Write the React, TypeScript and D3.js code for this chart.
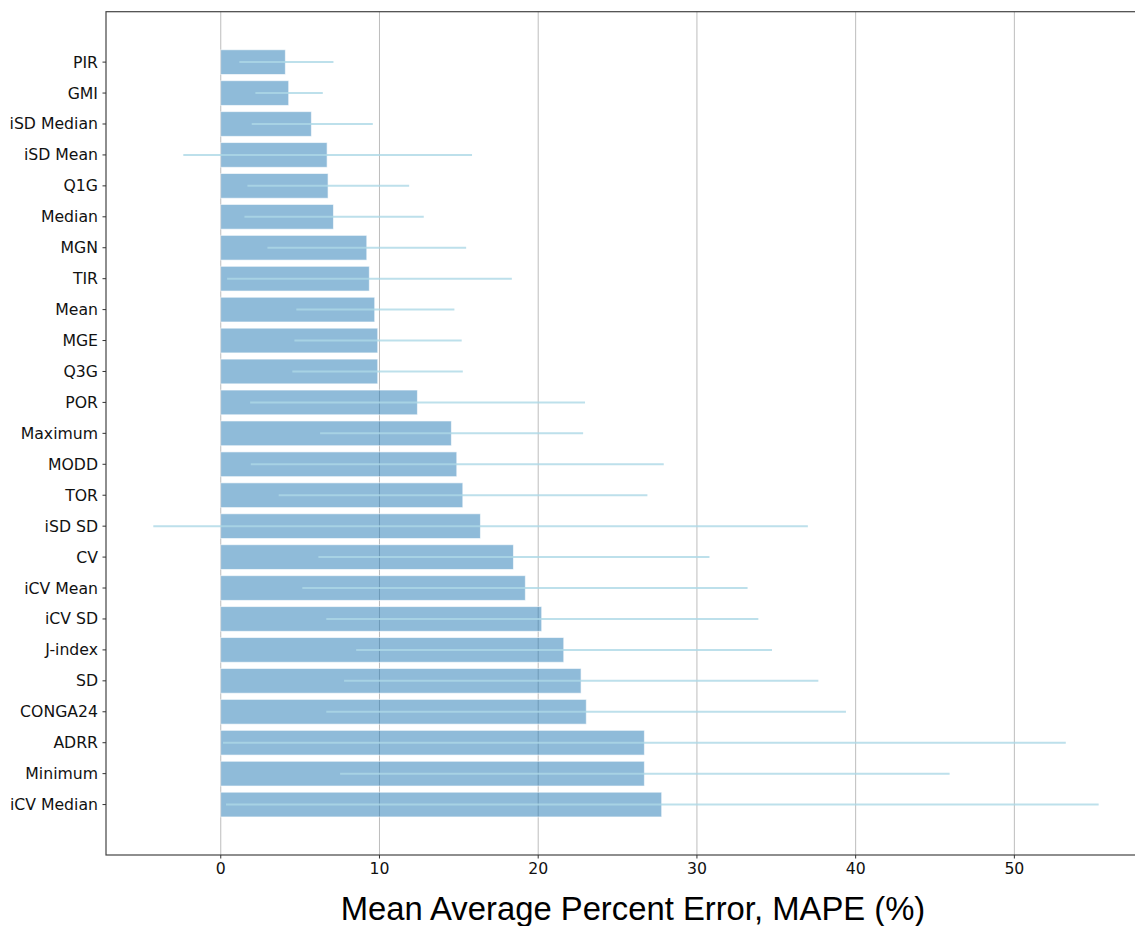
import React, { useEffect, useRef } from 'react';
import * as d3 from 'd3';

// metrics, top to bottom
const metrics = [
  'PIR', 'GMI', 'iSD Median', 'iSD Mean', 'Q1G', 'Median', 'MGN', 'TIR', 'Mean', 'MGE',
  'Q3G', 'POR', 'Maximum', 'MODD', 'TOR', 'iSD SD', 'CV', 'iCV Mean', 'iCV SD', 'J-index',
  'SD', 'CONGA24', 'ADRR', 'Minimum', 'iCV Median',
];
const mape = [
  4.07, 4.28, 5.71, 6.7, 6.76, 7.1, 9.2, 9.36, 9.7, 9.89,
  9.89, 12.39, 14.53, 14.87, 15.25, 16.36, 18.44, 19.19, 20.22, 21.61,
  22.7, 23.03, 26.69, 26.69, 27.78,
];
const errLow = [
  1.17, 2.18, 1.95, -2.36, 1.68, 1.49, 2.94, 0.4, 4.76, 4.64,
  4.51, 1.85, 6.26, 1.89, 3.65, -4.25, 6.15, 5.14, 6.65, 8.53,
  7.77, 6.65, 0.14, 7.52, 0.33,
];
const errHigh = [
  7.1, 6.43, 9.58, 15.83, 11.87, 12.79, 15.46, 18.34, 14.72, 15.18,
  15.25, 22.95, 22.83, 27.91, 26.88, 36.99, 30.79, 33.19, 33.87, 34.73,
  37.65, 39.39, 53.24, 45.92, 55.31,
];
const xTicks = [0, 10, 20, 30, 40, 50];

const W = 1135;
const H = 926;

const App = () => {
  const svgRef = useRef<SVGSVGElement>(null);

  useEffect(() => {
    const svg = d3.select(svgRef.current);
    svg.selectAll('*').remove();

    const left = 106, right = 1135, top = 11.7, bottom = 855;
    const x = d3.scaleLinear().domain([-7.23, 57.6]).range([left, right]);
    const y = d3.scaleLinear().domain([-1.63, 25.63]).range([top, bottom]);
    const bh = y(0.4) - y(-0.4);

    // grid
    svg.append('g')
      .selectAll('line')
      .data(xTicks)
      .enter()
      .append('line')
      .attr('x1', (d) => x(d))
      .attr('x2', (d) => x(d))
      .attr('y1', top)
      .attr('y2', bottom)
      .attr('stroke', '#bdbdbd')
      .attr('stroke-width', 1);

    // bars
    svg.append('g')
      .selectAll('rect')
      .data(mape)
      .enter()
      .append('rect')
      .attr('x', x(0))
      .attr('y', (d, i) => y(i) - bh / 2)
      .attr('width', (d) => x(d) - x(0))
      .attr('height', bh)
      .attr('fill', '#1f77b4')
      .attr('fill-opacity', 0.5)
      .attr('stroke', '#ffffff')
      .attr('stroke-opacity', 0.6)
      .attr('stroke-width', 1);

    // error lines
    svg.append('g')
      .selectAll('line')
      .data(metrics)
      .enter()
      .append('line')
      .attr('x1', (d, i) => x(errLow[i]))
      .attr('x2', (d, i) => x(errHigh[i]))
      .attr('y1', (d, i) => y(i))
      .attr('y2', (d, i) => y(i))
      .attr('stroke', '#add8e6')
      .attr('stroke-opacity', 0.8)
      .attr('stroke-width', 2);

    // spines
    svg.append('rect')
      .attr('x', left)
      .attr('y', top)
      .attr('width', right - left + 2)
      .attr('height', bottom - top)
      .attr('fill', 'none')
      .attr('stroke', '#444')
      .attr('stroke-width', 1.2);

    // y axis labels
    const ya = svg.append('g');
    metrics.forEach((m, i) => {
      ya.append('line')
        .attr('x1', left - 3.5)
        .attr('x2', left)
        .attr('y1', y(i))
        .attr('y2', y(i))
        .attr('stroke', '#333');
      ya.append('text')
        .attr('x', left - 8)
        .attr('y', y(i))
        .attr('dy', '0.35em')
        .attr('text-anchor', 'end')
        .attr('font-family', 'DejaVu Sans')
        .attr('font-size', 15.7)
        .attr('fill', '#111')
        .text(m);
    });

    // x axis labels
    const xa = svg.append('g');
    xTicks.forEach((t) => {
      xa.append('line')
        .attr('x1', x(t))
        .attr('x2', x(t))
        .attr('y1', bottom)
        .attr('y2', bottom + 3.5)
        .attr('stroke', '#333');
      xa.append('text')
        .attr('x', x(t))
        .attr('y', bottom + 19)
        .attr('text-anchor', 'middle')
        .attr('font-family', 'DejaVu Sans')
        .attr('font-size', 15.7)
        .attr('fill', '#111')
        .text(t);
    });

    svg.append('text')
      .attr('x', 633)
      .attr('y', 920)
      .attr('text-anchor', 'middle')
      .attr('font-family', 'Liberation Sans, Arial, sans-serif')
      .attr('font-size', 32.8)
      .attr('fill', '#000')
      .text('Mean Average Percent Error, MAPE (%)');
  }, []);

  return (
    <svg
      ref={svgRef}
      width={W}
      height={H}
      style={{ position: 'absolute', left: 0, top: 0, background: '#fff' }}
    />
  );
};

export default App;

• _THE PROBLEM_
Copy out all the data exactly; skip the pictures.

• _TASK RESPONSE_
Write the React, TypeScript and D3.js code for this chart.
import React, { useEffect, useRef } from 'react';
import * as d3 from 'd3';

// metrics, top to bottom
const metrics = [
  'PIR', 'GMI', 'iSD Median', 'iSD Mean', 'Q1G', 'Median', 'MGN', 'TIR', 'Mean', 'MGE',
  'Q3G', 'POR', 'Maximum', 'MODD', 'TOR', 'iSD SD', 'CV', 'iCV Mean', 'iCV SD', 'J-index',
  'SD', 'CONGA24', 'ADRR', 'Minimum', 'iCV Median',
];
const mape = [
  4.07, 4.28, 5.71, 6.7, 6.76, 7.1, 9.2, 9.36, 9.7, 9.89,
  9.89, 12.39, 14.53, 14.87, 15.25, 16.36, 18.44, 19.19, 20.22, 21.61,
  22.7, 23.03, 26.69, 26.69, 27.78,
];
const errLow = [
  1.17, 2.18, 1.95, -2.36, 1.68, 1.49, 2.94, 0.4, 4.76, 4.64,
  4.51, 1.85, 6.26, 1.89, 3.65, -4.25, 6.15, 5.14, 6.65, 8.53,
  7.77, 6.65, 0.14, 7.52, 0.33,
];
const errHigh = [
  7.1, 6.43, 9.58, 15.83, 11.87, 12.79, 15.46, 18.34, 14.72, 15.18,
  15.25, 22.95, 22.83, 27.91, 26.88, 36.99, 30.79, 33.19, 33.87, 34.73,
  37.65, 39.39, 53.24, 45.92, 55.31,
];
const xTicks = [0, 10, 20, 30, 40, 50];

const W = 1135;
const H = 926;

const App = () => {
  const svgRef = useRef<SVGSVGElement>(null);

  useEffect(() => {
    const svg = d3.select(svgRef.current);
    svg.selectAll('*').remove();

    const left = 106, right = 1135, top = 11.7, bottom = 855;
    const x = d3.scaleLinear().domain([-7.23, 57.6]).range([left, right]);
    const y = d3.scaleLinear().domain([-1.63, 25.63]).range([top, bottom]);
    const bh = y(0.4) - y(-0.4);

    // grid
    svg.append('g')
      .selectAll('line')
      .data(xTicks)
      .enter()
      .append('line')
      .attr('x1', (d) => x(d))
      .attr('x2', (d) => x(d))
      .attr('y1', top)
      .attr('y2', bottom)
      .attr('stroke', '#bdbdbd')
      .attr('stroke-width', 1);

    // bars
    svg.append('g')
      .selectAll('rect')
      .data(mape)
      .enter()
      .append('rect')
      .attr('x', x(0))
      .attr('y', (d, i) => y(i) - bh / 2)
      .attr('width', (d) => x(d) - x(0))
      .attr('height', bh)
      .attr('fill', '#1f77b4')
      .attr('fill-opacity', 0.5)
      .attr('stroke', '#ffffff')
      .attr('stroke-opacity', 0.6)
      .attr('stroke-width', 1);

    // error lines
    svg.append('g')
      .selectAll('line')
      .data(metrics)
      .enter()
      .append('line')
      .attr('x1', (d, i) => x(errLow[i]))
      .attr('x2', (d, i) => x(errHigh[i]))
      .attr('y1', (d, i) => y(i))
      .attr('y2', (d, i) => y(i))
      .attr('stroke', '#add8e6')
      .attr('stroke-opacity', 0.8)
      .attr('stroke-width', 2);

    // spines
    svg.append('rect')
      .attr('x', left)
      .attr('y', top)
      .attr('width', right - left + 2)
      .attr('height', bottom - top)
      .attr('fill', 'none')
      .attr('stroke', '#444')
      .attr('stroke-width', 1.2);

    // y axis labels
    const ya = svg.append('g');
    metrics.forEach((m, i) => {
      ya.append('line')
        .attr('x1', left - 3.5)
        .attr('x2', left)
        .attr('y1', y(i))
        .attr('y2', y(i))
        .attr('stroke', '#333');
      ya.append('text')
        .attr('x', left - 8)
        .attr('y', y(i))
        .attr('dy', '0.35em')
        .attr('text-anchor', 'end')
        .attr('font-family', 'DejaVu Sans')
        .attr('font-size', 15.7)
        .attr('fill', '#111')
        .text(m);
    });

    // x axis labels
    const xa = svg.append('g');
    xTicks.forEach((t) => {
      xa.append('line')
        .attr('x1', x(t))
        .attr('x2', x(t))
        .attr('y1', bottom)
        .attr('y2', bottom + 3.5)
        .attr('stroke', '#333');
      xa.append('text')
        .attr('x', x(t))
        .attr('y', bottom + 19)
        .attr('text-anchor', 'middle')
        .attr('font-family', 'DejaVu Sans')
        .attr('font-size', 15.7)
        .attr('fill', '#111')
        .text(t);
    });

    svg.append('text')
      .attr('x', 633)
      .attr('y', 920)
      .attr('text-anchor', 'middle')
      .attr('font-family', 'Liberation Sans, Arial, sans-serif')
      .attr('font-size', 32.8)
      .attr('fill', '#000')
      .text('Mean Average Percent Error, MAPE (%)');
  }, []);

  return (
    <svg
      ref={svgRef}
      width={W}
      height={H}
      style={{ position: 'absolute', left: 0, top: 0, background: '#fff' }}
    />
  );
};

export default App;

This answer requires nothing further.